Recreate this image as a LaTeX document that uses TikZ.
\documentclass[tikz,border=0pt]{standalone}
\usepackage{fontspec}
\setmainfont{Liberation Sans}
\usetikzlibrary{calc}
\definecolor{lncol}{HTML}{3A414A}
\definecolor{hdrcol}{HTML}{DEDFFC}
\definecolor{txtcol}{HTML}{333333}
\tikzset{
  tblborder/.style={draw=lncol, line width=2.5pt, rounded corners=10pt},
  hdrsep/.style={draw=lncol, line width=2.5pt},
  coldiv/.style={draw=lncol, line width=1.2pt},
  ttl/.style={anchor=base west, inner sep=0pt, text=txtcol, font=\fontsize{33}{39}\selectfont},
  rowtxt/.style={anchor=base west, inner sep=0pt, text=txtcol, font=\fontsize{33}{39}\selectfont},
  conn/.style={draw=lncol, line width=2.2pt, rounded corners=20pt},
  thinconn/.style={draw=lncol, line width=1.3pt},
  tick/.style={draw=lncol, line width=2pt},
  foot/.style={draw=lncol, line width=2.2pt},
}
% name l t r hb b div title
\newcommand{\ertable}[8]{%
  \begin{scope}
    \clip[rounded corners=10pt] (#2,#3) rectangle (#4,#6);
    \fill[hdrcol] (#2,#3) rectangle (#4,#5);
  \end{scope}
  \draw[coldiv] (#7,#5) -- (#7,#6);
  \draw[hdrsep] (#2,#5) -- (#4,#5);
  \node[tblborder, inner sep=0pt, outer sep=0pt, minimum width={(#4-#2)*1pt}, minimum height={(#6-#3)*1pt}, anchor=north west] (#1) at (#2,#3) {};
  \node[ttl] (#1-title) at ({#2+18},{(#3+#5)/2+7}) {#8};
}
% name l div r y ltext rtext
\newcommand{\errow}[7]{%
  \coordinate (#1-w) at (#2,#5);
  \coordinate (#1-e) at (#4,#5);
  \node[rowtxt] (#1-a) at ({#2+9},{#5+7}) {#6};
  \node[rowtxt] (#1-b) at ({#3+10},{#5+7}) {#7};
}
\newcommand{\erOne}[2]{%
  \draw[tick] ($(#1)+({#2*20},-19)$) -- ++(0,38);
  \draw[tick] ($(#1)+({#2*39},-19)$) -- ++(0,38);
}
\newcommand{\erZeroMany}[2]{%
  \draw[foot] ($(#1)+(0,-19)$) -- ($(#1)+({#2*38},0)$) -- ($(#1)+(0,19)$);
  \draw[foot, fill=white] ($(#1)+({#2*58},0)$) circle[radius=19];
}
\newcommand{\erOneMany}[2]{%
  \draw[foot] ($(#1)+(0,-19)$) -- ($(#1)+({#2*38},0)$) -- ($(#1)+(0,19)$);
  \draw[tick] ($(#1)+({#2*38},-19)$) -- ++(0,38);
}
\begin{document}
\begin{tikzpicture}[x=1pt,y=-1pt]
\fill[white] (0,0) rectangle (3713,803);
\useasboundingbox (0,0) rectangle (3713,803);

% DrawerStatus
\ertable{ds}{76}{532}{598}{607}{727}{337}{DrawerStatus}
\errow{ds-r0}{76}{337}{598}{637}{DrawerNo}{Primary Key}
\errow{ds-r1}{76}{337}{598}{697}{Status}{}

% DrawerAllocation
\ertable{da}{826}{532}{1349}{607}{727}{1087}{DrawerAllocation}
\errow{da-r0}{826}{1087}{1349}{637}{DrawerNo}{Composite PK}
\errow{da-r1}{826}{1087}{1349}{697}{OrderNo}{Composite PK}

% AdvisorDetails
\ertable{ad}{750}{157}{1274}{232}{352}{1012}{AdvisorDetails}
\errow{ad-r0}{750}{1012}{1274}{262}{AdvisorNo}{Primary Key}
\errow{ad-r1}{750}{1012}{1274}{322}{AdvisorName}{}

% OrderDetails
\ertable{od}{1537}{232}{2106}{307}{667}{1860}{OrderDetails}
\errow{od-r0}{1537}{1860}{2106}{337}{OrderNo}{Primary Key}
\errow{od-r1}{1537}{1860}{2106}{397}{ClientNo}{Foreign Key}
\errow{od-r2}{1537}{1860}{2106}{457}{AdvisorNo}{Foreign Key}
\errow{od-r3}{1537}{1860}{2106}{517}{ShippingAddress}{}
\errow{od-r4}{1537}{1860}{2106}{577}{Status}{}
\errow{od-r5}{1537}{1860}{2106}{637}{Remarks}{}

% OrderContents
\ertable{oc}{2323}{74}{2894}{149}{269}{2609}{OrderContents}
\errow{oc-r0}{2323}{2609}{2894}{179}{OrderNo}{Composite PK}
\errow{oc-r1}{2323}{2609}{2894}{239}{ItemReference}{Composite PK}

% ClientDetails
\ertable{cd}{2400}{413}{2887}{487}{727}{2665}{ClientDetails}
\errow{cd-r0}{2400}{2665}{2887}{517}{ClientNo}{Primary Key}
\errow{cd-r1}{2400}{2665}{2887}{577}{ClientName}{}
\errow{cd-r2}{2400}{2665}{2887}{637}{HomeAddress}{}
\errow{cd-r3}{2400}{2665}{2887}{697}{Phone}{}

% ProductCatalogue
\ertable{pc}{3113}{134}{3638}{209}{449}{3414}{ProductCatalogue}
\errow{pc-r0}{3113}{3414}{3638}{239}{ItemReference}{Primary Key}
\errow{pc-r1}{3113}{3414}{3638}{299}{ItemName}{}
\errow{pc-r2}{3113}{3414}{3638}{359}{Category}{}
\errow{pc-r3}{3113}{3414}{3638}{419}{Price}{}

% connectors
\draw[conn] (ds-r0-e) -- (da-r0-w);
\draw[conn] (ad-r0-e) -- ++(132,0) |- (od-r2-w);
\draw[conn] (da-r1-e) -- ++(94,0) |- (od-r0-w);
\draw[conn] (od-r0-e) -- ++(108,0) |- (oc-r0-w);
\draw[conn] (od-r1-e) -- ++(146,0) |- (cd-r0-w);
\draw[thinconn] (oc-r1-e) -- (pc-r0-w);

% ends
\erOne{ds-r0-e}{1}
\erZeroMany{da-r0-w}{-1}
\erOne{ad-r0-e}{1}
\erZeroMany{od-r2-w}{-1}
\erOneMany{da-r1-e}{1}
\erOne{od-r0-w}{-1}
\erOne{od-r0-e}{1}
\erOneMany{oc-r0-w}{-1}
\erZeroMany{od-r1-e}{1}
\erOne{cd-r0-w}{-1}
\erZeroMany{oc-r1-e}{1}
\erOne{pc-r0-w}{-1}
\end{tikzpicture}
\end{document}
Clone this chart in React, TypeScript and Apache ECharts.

● ● ●

**Given exercise**
Go through the material line by line. Show each line that contains the string "this".

**Exercise answer**
Recreate this image as a LaTeX document that uses TikZ.
Clone this chart in React, TypeScript and Apache ECharts.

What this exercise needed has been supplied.